Initiatives sur les multinationales responsables et démocratie bourgeoise

Ce 29 novembre, le rejet de l’initiative sur les multinationales responsables a semble-t-il provoqué un sursaut chez certain.e.s citoyen.ne.s. Soudain, les faiblesses du système démocratique suisse leur ont sauté aux yeux, au point de décréter que la démocratie dans notre pays serait morte1, ou même qu’il serait nécessaire de supprimer la double majorité peuple/cantons. Les propos mensongers, le chantage à l’économie ou la disproportion des moyens financiers mis dans la campagne n’ont pourtant rien de nouveau, au contraire. On pourrait même dire qu’ils sont essentiels à la bonne marche du système puisqu’ils constituent en quelque sorte la carapace de fer qui protège les intérêts bourgeois de tout excès démocratique.

La Suisse a toujours eu beau jeu de se présenter comme un parangon de « démocratie directe » : chaque possibilité d’avancée progressiste est combattue par l’éternelle menace d’une faillite de l’exceptionnalisme helvétique (« Si on donne plus de vacances, on va devenir la France »), le tout soutenu par les moyens presque illimités du patronat. Cela, partis de gauche et syndicats en sont conscients depuis bien longtemps, au point qu’ils sont constamment à la recherche de nouvelles modalités de mobilisations, parfois avec succès, comme ce fut le cas fin septembre à Genève sur la question du salaire minimum.
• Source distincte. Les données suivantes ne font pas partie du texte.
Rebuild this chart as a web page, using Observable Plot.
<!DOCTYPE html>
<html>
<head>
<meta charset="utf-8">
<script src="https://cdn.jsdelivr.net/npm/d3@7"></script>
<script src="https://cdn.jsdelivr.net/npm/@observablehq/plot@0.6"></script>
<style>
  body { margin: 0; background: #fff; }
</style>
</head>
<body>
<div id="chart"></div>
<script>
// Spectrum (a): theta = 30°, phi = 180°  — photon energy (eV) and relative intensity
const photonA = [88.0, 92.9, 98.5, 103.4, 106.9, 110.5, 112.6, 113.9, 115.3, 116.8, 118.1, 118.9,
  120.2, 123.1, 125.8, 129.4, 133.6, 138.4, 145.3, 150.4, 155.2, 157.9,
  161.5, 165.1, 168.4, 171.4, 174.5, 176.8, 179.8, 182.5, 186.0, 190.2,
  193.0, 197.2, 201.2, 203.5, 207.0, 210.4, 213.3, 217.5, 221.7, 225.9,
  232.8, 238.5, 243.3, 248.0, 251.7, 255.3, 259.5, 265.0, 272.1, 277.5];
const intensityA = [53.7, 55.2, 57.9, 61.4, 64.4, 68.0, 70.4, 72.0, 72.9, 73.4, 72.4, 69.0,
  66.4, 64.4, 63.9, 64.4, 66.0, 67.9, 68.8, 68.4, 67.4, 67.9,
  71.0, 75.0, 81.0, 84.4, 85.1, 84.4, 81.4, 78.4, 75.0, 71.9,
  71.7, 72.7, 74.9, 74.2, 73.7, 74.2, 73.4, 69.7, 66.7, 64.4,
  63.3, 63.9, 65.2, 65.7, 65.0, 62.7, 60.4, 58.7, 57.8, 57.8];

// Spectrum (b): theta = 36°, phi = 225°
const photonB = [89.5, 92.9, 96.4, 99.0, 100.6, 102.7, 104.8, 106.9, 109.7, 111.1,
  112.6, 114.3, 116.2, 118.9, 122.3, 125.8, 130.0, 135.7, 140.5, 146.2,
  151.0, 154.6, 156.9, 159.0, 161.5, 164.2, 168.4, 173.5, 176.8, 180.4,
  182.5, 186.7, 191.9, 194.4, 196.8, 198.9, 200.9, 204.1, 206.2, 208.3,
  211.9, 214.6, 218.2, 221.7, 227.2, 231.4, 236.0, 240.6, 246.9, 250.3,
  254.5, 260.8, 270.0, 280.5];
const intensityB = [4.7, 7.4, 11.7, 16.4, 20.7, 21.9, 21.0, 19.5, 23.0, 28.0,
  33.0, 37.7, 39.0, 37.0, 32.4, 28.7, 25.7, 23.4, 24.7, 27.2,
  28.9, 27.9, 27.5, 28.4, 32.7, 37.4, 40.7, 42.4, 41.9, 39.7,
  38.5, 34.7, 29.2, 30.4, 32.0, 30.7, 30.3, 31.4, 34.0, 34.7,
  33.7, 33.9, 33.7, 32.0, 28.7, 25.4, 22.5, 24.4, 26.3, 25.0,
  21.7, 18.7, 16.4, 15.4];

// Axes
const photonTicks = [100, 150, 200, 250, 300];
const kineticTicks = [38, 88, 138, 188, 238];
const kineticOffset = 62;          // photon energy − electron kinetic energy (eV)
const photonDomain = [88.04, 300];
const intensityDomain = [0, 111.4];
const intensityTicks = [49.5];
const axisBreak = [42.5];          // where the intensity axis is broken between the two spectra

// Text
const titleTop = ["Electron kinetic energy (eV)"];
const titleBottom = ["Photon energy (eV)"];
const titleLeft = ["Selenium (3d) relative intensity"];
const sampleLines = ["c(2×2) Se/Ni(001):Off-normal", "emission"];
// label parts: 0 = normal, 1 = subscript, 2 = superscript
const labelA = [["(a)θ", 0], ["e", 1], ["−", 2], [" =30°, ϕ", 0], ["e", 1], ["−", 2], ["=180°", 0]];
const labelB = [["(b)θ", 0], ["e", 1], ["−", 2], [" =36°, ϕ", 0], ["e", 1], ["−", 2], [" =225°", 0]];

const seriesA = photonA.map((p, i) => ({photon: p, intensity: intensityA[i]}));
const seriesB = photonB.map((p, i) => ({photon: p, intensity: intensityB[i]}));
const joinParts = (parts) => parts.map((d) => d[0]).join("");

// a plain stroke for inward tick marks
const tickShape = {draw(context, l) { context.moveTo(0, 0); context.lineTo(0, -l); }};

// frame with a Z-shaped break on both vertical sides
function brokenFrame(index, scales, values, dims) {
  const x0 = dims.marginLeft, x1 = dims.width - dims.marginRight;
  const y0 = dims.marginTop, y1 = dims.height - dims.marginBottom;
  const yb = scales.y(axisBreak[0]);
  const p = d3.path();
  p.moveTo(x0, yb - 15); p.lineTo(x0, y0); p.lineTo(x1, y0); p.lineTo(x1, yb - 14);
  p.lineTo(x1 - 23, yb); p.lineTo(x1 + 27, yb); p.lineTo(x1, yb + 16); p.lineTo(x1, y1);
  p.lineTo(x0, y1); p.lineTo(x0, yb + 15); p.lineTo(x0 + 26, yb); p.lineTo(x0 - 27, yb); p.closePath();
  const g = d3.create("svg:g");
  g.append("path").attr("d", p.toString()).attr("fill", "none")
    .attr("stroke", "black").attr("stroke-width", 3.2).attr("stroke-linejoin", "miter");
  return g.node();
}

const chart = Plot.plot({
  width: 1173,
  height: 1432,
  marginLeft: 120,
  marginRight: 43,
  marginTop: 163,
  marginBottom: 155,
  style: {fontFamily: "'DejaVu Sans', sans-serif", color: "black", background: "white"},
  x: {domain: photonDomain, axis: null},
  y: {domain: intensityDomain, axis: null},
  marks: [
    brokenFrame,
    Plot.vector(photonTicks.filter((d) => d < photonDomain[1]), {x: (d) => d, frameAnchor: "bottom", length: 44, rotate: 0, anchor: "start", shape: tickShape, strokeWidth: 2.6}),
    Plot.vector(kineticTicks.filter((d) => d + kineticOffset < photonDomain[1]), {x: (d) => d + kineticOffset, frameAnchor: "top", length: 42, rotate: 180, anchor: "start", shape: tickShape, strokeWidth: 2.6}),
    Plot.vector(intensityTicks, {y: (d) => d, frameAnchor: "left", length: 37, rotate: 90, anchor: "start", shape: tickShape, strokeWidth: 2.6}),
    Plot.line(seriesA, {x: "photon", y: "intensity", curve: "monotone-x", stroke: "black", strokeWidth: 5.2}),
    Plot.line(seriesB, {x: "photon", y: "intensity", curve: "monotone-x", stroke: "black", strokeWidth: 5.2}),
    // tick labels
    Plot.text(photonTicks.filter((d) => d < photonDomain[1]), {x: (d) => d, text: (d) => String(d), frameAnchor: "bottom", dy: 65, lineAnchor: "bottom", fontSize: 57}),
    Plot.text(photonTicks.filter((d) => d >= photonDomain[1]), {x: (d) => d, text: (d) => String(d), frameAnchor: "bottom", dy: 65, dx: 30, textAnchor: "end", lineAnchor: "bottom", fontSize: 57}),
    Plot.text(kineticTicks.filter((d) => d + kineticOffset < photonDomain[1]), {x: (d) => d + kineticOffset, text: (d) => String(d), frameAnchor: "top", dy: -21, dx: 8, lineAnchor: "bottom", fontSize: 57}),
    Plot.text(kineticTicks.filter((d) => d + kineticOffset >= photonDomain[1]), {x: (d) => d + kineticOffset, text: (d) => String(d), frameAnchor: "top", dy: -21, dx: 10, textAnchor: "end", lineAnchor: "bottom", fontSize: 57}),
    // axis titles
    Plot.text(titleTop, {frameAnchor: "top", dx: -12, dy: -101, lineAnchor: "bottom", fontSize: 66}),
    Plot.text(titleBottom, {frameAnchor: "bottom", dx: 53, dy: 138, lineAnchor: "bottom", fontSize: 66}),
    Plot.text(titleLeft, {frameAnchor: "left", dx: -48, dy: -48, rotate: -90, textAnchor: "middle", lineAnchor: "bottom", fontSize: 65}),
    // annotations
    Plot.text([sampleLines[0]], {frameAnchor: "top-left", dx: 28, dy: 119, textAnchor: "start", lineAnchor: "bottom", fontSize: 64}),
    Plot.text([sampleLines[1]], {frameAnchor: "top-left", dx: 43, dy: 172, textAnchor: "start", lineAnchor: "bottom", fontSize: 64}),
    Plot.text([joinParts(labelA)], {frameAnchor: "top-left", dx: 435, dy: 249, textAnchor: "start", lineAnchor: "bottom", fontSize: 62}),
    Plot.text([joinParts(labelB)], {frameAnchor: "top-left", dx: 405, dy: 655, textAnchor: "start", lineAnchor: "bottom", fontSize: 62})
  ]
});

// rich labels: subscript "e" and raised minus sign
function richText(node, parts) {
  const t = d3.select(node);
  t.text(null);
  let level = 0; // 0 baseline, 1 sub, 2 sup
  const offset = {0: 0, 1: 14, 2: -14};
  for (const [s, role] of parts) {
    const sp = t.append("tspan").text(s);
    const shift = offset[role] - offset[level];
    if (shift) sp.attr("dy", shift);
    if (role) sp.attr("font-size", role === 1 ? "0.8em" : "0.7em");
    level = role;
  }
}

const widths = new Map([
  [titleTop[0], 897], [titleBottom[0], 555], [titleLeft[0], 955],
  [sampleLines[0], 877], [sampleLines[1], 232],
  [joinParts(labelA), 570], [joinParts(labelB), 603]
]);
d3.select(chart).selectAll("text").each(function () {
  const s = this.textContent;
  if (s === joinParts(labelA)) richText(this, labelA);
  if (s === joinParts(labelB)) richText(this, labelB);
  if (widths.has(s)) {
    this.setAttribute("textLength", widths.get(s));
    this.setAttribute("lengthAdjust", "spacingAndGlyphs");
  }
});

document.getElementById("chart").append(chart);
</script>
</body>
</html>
Dans ce cas, pourquoi un tel étonnement chez certain-e-s en cette fin novembre 2020 ? Sans doute la nature de la défaite est-elle propre à s’indigner : perdre lorsqu’on a le vote populaire avec soi est naturellement frustrant et l’on est vite tenté de railler l’archaïsme du système démocratique en vigueur. Rappelons néanmoins que la nécessité de la double majorité est constitutive de la forme démocratique qu’a prise la Suisse au 19ème siècle et qu’elle est censée garantir aux petits cantons, plus réticents à l’égard de l’Etat central, un poids conséquent dans les décisions prises à l’échelle fédérale. Cela ne signifie bien sûr pas que la règle est immuable, mais simplement que ce qui est en jeu ici est bien trop structurant pour être aboli par une simple pétition.

Plutôt que ce facteur d’ordre contingent, il semble plus intéressant de se tourner vers les secteurs de la population qui se sont particulièrement mobilisés en faveur de l’initiative pour comprendre les raisons du tollé. Il n’aura ainsi échappé à personne que peu de campagnes étiquetées « à gauche » ont bénéficié d’un soutien aussi large : ONG (d’ailleurs à l’origine du texte), regroupement d’entrepreneur.se.s « responsables », associations, comités citoyens, etc. Et à la vue des nombreux petits drapeaux orange suspendus aux balcons de quartiers pas forcément très populaires, on est en droit de supposer qu’à cette myriade de soutiens institutionnels sont encore venues s’ajouter des couches de la population relativement favorisées.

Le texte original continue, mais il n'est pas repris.